En conséquence il est souvent difficile, voire impossible, de distinguer des types voisins en Claire B et en Luisante, ou à fortiori des fragments de panse, particulièrement pendant la phase de concurrence des deux catégories au IIIe s. où, hormis quelques vases canoniques, la séparation reste problématique sans analyse de laboratoire. Nombreux sont les archéologues ayant fait l'expérience de fragments d'abord classés en deux lots sur la foi de la couleur et de l'aspect, qui s'avèrent lors du collage appartenir au même vase. Pour cette raison, la pratique commune consiste à inventorier ensemble ces deux productions au niveau des comptages de fragments, sous l'appellation Claire B/Luisante, puis de les dissocier dans l'identification des types, seuls à même de se classer avec certitude dans l'une ou l'autre catégorie.

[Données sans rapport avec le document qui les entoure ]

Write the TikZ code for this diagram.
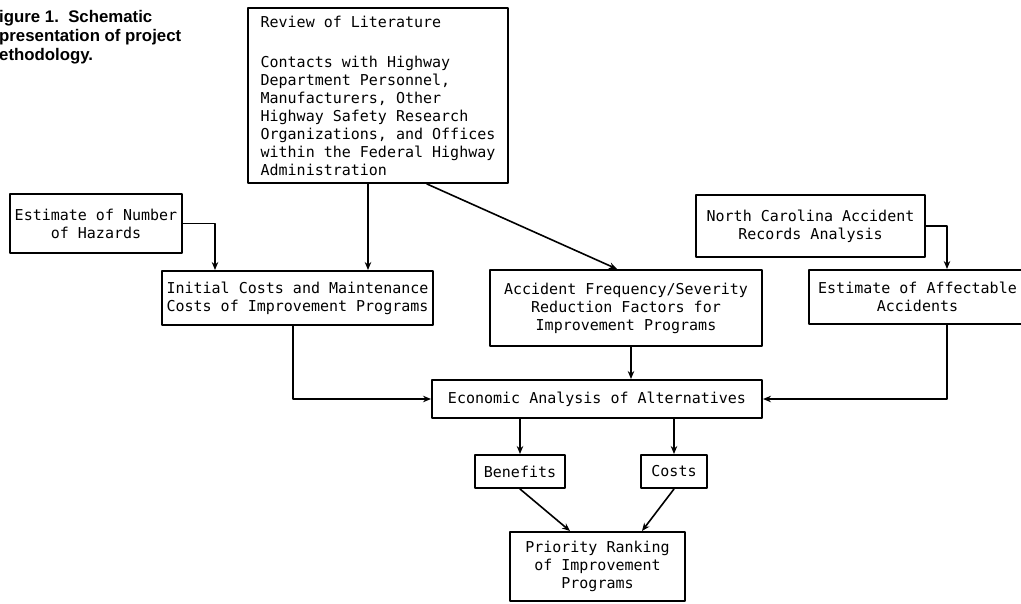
\documentclass[tikz,border=0pt]{standalone}
\usepackage{fontspec}
\setmainfont{Liberation Sans}
\setmonofont{DejaVu Sans Mono}
\usetikzlibrary{arrows.meta}
\tikzset{
  box/.style={draw, rectangle, line width=2pt, inner sep=0pt, align=center,
    font=\ttfamily\fontsize{15}{18}\selectfont},
  link/.style={->, line width=1.6pt},
}
\begin{document}
\begin{tikzpicture}[>={Stealth[length=8pt,width=6.5pt]}, x=1pt, y=-1pt, line join=round, line cap=round]
  \useasboundingbox[fill=white] (0,0) rectangle (1021,603);
  % caption, cut at the left edge as in the scan
  \node[anchor=north west, inner sep=0pt, align=left,
    font=\bfseries\fontsize{16.8}{19}\selectfont] (caption) at (-1,10)
    {igure 1.\ \ Schematic\\presentation of project\\ethodology.};
  % boxes
  \node[box, minimum width=260pt, minimum height=175pt, align=left]
    (review) at (378,95.5) {Review of Literature\\[22pt]Contacts with Highway\\
    Department Personnel,\\Manufacturers, Other\\Highway Safety Research\\
    Organizations, and Offices\\within the Federal Highway\\Administration};
  \node[box, minimum width=172pt, minimum height=59pt] (hazards) at (96,223.5)
    {Estimate of Number\\of Hazards};
  \node[box, minimum width=271pt, minimum height=54pt] (initial) at (297.5,298)
    {Initial Costs and Maintenance\\Costs of Improvement Programs};
  \node[box, minimum width=272pt, minimum height=76pt] (accident) at (626,308)
    {Accident Frequency/Severity\\Reduction Factors for\\Improvement Programs};
  \node[box, minimum width=229pt, minimum height=62pt] (nc) at (810.5,226)
    {North Carolina Accident\\Records Analysis};
  \node[box, minimum width=217pt, minimum height=54pt] (affect) at (917.5,297)
    {Estimate of Affectable\\Accidents};
  \node[box, minimum width=330pt, minimum height=38pt] (economic) at (597,399)
    {Economic Analysis of Alternatives};
  \node[box, minimum width=90pt, minimum height=33pt] (benefits) at (520,471.5) {Benefits};
  \node[box, minimum width=66pt, minimum height=33pt] (costs) at (674,471.5) {Costs};
  \node[box, minimum width=175pt, minimum height=69pt] (priority) at (597.5,566.5)
    {Priority Ranking\\of Improvement\\Programs};
  % connectors
  \draw[link] (hazards.east) -| ([xshift=-82.5pt]initial.north);
  \draw[link] ([xshift=-10pt]review.south) -- ([xshift=-10pt]review.south |- initial.north);
  \draw[link] ([xshift=49pt]review.south) -- ([xshift=-9pt]accident.north);
  \draw[link] (nc.east) -| ([xshift=29.5pt]affect.north);
  \draw[link] ([xshift=-4.5pt]initial.south) |- (economic.west);
  \draw[link] ([xshift=5pt]accident.south) -- ([xshift=5pt]accident.south |- economic.north);
  \draw[link] ([xshift=29.5pt]affect.south) |- (economic.east);
  \draw[link] (economic.south -| benefits.north) -- (benefits.north);
  \draw[link] (economic.south -| costs.north) -- (costs.north);
  \draw[link] (benefits.south) -- ([xshift=-27.5pt]priority.north);
  \draw[link] (costs.south) -- ([xshift=44.5pt]priority.north);
\end{tikzpicture}
\end{document}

L'aire de diffusion de la Claire B est circonscrite dans le quart sud-est de la Gaule, avec une nette prédominance dans la région alpine, le couloir rhodanien, la Provence occidentale et le Languedoc oriental. Au-delà, la diffusion se prolonge plus modestement en Ligurie, en Catalogne et Toulousain, vers le nord en Bourgogne et Franche-Comté. Un commerce plus lointain et plus diffus se fait aussi sentir en Italie (Ostie), dans les îles (Corse, Sardaigne, Baléares), plus discrètement encore en Afrique du Nord. Dans le détail, on observe d'importantes différences dans la répartition micro-régionale, mais une étude précise reste à promouvoir.

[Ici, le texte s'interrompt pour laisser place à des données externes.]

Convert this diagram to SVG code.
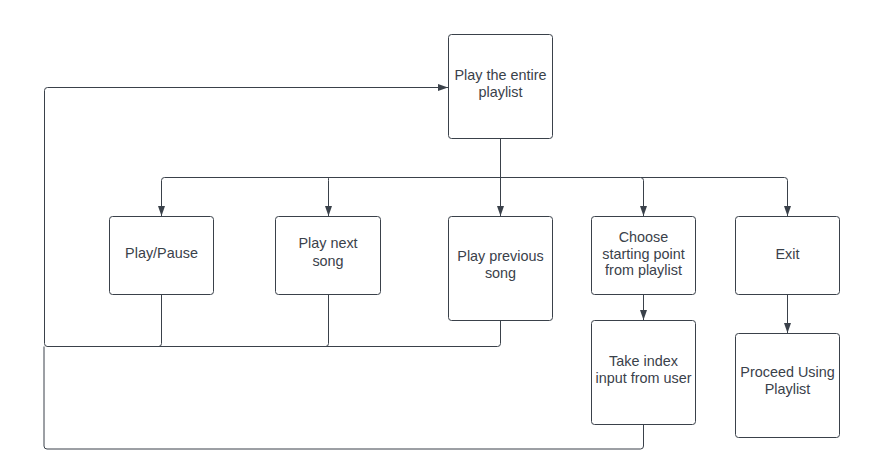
<svg xmlns="http://www.w3.org/2000/svg" width="894" height="476" viewBox="0 0 894 476">
<style>
.node rect{fill:#ffffff;stroke:#3a414a;stroke-width:1}
.node text{font-family:"Liberation Sans",Arial,sans-serif;font-size:14.4px;fill:#3a414a;text-anchor:middle}
.conn path{fill:none;stroke:#3a414a;stroke-width:1}
</style>
<defs>
<marker id="arr" viewBox="0 0 10 7" refX="10" refY="3.5" markerWidth="10" markerHeight="7" markerUnits="userSpaceOnUse" orient="auto">
<path d="M0,0 L10,3.5 L0,7 z" fill="#3a414a"/>
</marker>
</defs>
<rect width="894" height="476" fill="#ffffff"/>
<g id="connectors" class="conn">
<path d="M500.5,138 V216" marker-end="url(#arr)"/>
<path d="M500.5,177.5 H164.5 Q161.5,177.5 161.5,180.5 V216" marker-end="url(#arr)"/>
<path d="M328.5,177.5 Q328.5,177.5 328.5,180.5 V216" marker-end="url(#arr)"/>
<path d="M500.5,177.5 H640.5 Q643.5,177.5 643.5,180.5 V216" marker-end="url(#arr)"/>
<path d="M640.5,177.5 H784.5 Q787.5,177.5 787.5,180.5 V216" marker-end="url(#arr)"/>
<path d="M643.5,294 V320" marker-end="url(#arr)"/>
<path d="M787.5,294 V333" marker-end="url(#arr)"/>
<path d="M161.5,294 V343.5 Q161.5,346.5 158.5,346.5 H47.5 Q44.5,346.5 44.5,343.5 V90.5 Q44.5,87.5 47.5,87.5 H448" marker-end="url(#arr)"/>
<path d="M328.5,294 V343.5 Q328.5,346.5 325.5,346.5 H47.5"/>
<path d="M500.5,320 V343.5 Q500.5,346.5 497.5,346.5 H47.5"/>
<path d="M643.5,424 V446 Q643.5,449 640.5,449 H47 Q44,449 44,446 V346.5" stroke="#9a9ea3"/>
</g>
<g id="n_top" class="node">
<rect x="448.5" y="34.5" width="104" height="104" rx="3"/>
<text x="500.5" y="80">Play the entire</text>
<text x="500.5" y="97">playlist</text>
</g>
<g id="n_playpause" class="node">
<rect x="109.5" y="216.5" width="104" height="78" rx="3"/>
<text x="161.5" y="257.5">Play/Pause</text>
</g>
<g id="n_next" class="node">
<rect x="275.5" y="216.5" width="105" height="78" rx="3"/>
<text x="328" y="247.5">Play next</text>
<text x="328" y="265.5">song</text>
</g>
<g id="n_prev" class="node">
<rect x="448.5" y="216.5" width="104" height="104" rx="3"/>
<text x="500.5" y="260.5">Play previous</text>
<text x="500.5" y="277.5">song</text>
</g>
<g id="n_choose" class="node">
<rect x="591.5" y="216.5" width="104" height="78" rx="3"/>
<text x="643.5" y="242">Choose</text>
<text x="643.5" y="258.5">starting point</text>
<text x="643.5" y="275">from playlist</text>
</g>
<g id="n_exit" class="node">
<rect x="735.5" y="216.5" width="104" height="78" rx="3"/>
<text x="787.5" y="259">Exit</text>
</g>
<g id="n_take" class="node">
<rect x="591.5" y="320.5" width="104" height="104" rx="3"/>
<text x="643.5" y="366">Take index</text>
<text x="643.5" y="382.5">input from user</text>
</g>
<g id="n_proceed" class="node">
<rect x="735.5" y="333.5" width="104" height="104" rx="3"/>
<text x="787.5" y="377">Proceed Using</text>
<text x="787.5" y="394">Playlist</text>
</g>
</svg>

En raison des nombreuses affinités entre Claire B et Luisante et des problèmes d'identification qu'elles posent, on a parfois tenté de reposer le problème en groupant ces productions sous le terme général de 'céramiques à revêtement argileux', ou à 'vernis argileux' (Paunier 1977, Desbat 1980, Desbat 1986a). Tout en dénonçant les fausses certitudes des classifications anciennes, peut-être trop tranchées, cette démarche ne règle rien en définitive, l'appellation nouvelle restant trop vague et pouvant s'appliquer indifféremment à de nombreuses productions présentant le même type de revêtement argileux. Ce regroupement va aussi à l'encontre des résultats d'analyses physico-chimiques montrant une séparation tranchée entre le faciès rhodanien des argiles utilisées pour la fabrication des Claires B, et le faciès alpin des pâtes de la Luisante.

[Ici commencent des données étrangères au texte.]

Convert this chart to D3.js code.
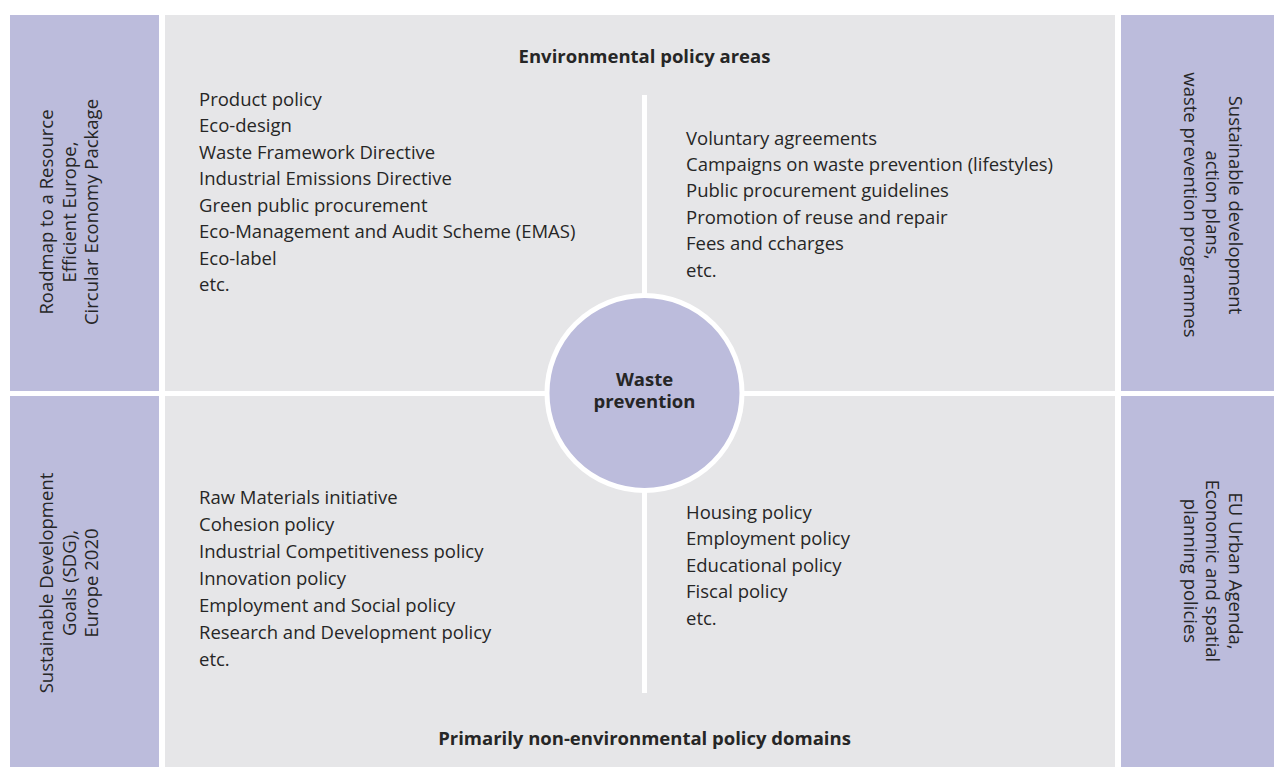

Pour la typologie, les classifications initiales de N. Lamboglia (1958 et 1963) ont été avantageusement remplacées par un ouvrage consacré à la céramique Claire B des fouilles de Lyon (Desbat 1980), repris sans changement pour les types 1 à 89 dans le présent Dictionnaire. Sont classés à la suite les formes absentes à Lyon (Lamboglia 1958, 1963: types 101, 102, 104 ; Darton 1972: types 90 et 113; Desbat à paraître: types 91, 103 et 105-112). On a conservé pour ces derniers le parti de séparer formes fermées, prolongeant le répertoire de Desbat, et formes ouvertes classées à partir du numéro 101. Les numéros 92 à 100 restent vacants dans l'attente de formes fermées nouvelles, ainsi que les numéros suivant 113 pour les formes ouvertes. Les productions non rhodaniennes, provenant de la Graufesenque, possèdent un code spécifique précédé de la lettre G (Vernhet 1977, types G1 à G5). Quelques regroupements de formes voisines, perçues plus comme des variantes que comme des types, ont été opérés au sein des typologies initiales, se traduisant par la disparition de certains numéros typologiques, seule la première occurrence étant retenue dans le code typologique (exemple: le type 20 représente la fusion des types 20 à 23). Les numéros devenus vacants de ce fait n'ont pas été attribués à d'autres types afin de respecter la logique des typologies initiales et d'éviter toute confusion. Au contraire, certains types on été fractionnés en sous-types a, b, c... lorsque apparaissaient des variantes singulières, avec généralement une valeur chronologique (exemple 66a et 66b). Enfin, plusieurs types encore incomplètement identifiés, comme les formes 9 ou 26 de Saint-Péray, ont provisoirement été laissés de côté afin d'éviter toute attribution fallacieuse.

Etudes régionales de référence pour la céramique Claire B

Vallée du Rhône, Provence: Desbat 1980; 1981; 1986A; 1986B; 1987 et à paraître.
Languedoc: Vernhet 1977; Raynaud 1990.